La démocratie en Éthiopie reste fragile. Malgré des progrès initiaux sous Abiy Ahmed (libération de prisonniers politiques, retour d’exilés, ouverture du paysage médiatique), les violences ethniques, les conflits armés et les mesures répressives contre la presse ou l’opposition entachent le processus démocratique.

Le conflit dans la région du Tigré

L’un des événements majeurs de la politique récente en Éthiopie est le conflit armé au Tigré, déclenché en novembre 2020 entre le gouvernement fédéral et le FLPT. Ce conflit a provoqué des milliers de morts, des millions de déplacés et des allégations de crimes de guerre. Un accord de cessez-le-feu a été signé en novembre 2022, mais la situation reste tendue.

Ce conflit illustre les limites du fédéralisme ethnique et la fragilité des institutions dans un contexte de tensions identitaires et de compétition politique exacerbée.

Les enjeux géopolitiques de la politique éthiopienne

L’Éthiopie joue un rôle stratégique en Afrique de l’Est. Siège de l’Union africaine à Addis-Abeba, elle est un acteur-clé dans la diplomatie régionale. Elle entretient des relations complexes avec ses voisins :

  • Relations tendues avec l’Érythrée, malgré une paix signée en 2018.
  • Litiges avec l’Égypte et le Soudan concernant le barrage de la Renaissance sur le Nil Bleu.
  • Présence militaire dans la région Somali et implication dans des opérations de maintien de la paix.
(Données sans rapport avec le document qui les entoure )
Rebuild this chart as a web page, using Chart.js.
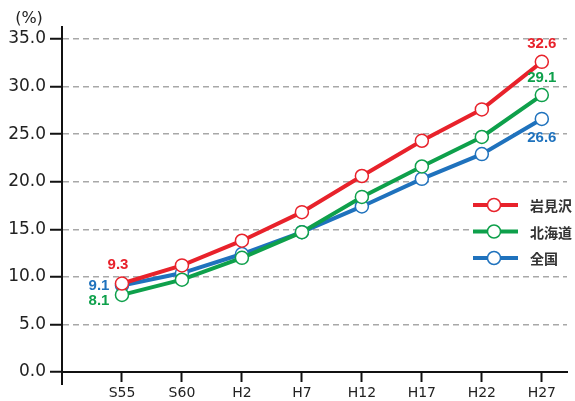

Les défis politiques à venir

L’Éthiopie fait face à de nombreux défis politiques :

  • Stabilité interne : conflits ethniques, demandes d’autonomie, violences communautaires.
  • Réformes démocratiques : garantir la liberté d’expression, l’indépendance de la justice, et des élections libres.
  • Développement économique inclusif : lutter contre les inégalités régionales et sociales.
  • Réconciliation nationale : construire une vision commune entre les diverses communautés ethniques.

Conclusion

La politique en Éthiopie est le reflet d’un pays complexe, riche en diversité mais confronté à de nombreux défis. Son système fédéral ethnique, s’il permet une reconnaissance des identités locales, est aussi source de tensions. Entre réformes ambitieuses et crises persistantes, l’Éthiopie cherche encore son équilibre démocratique. L’avenir politique du pays dépendra largement de sa capacité à concilier unité nationale et respect des diversités.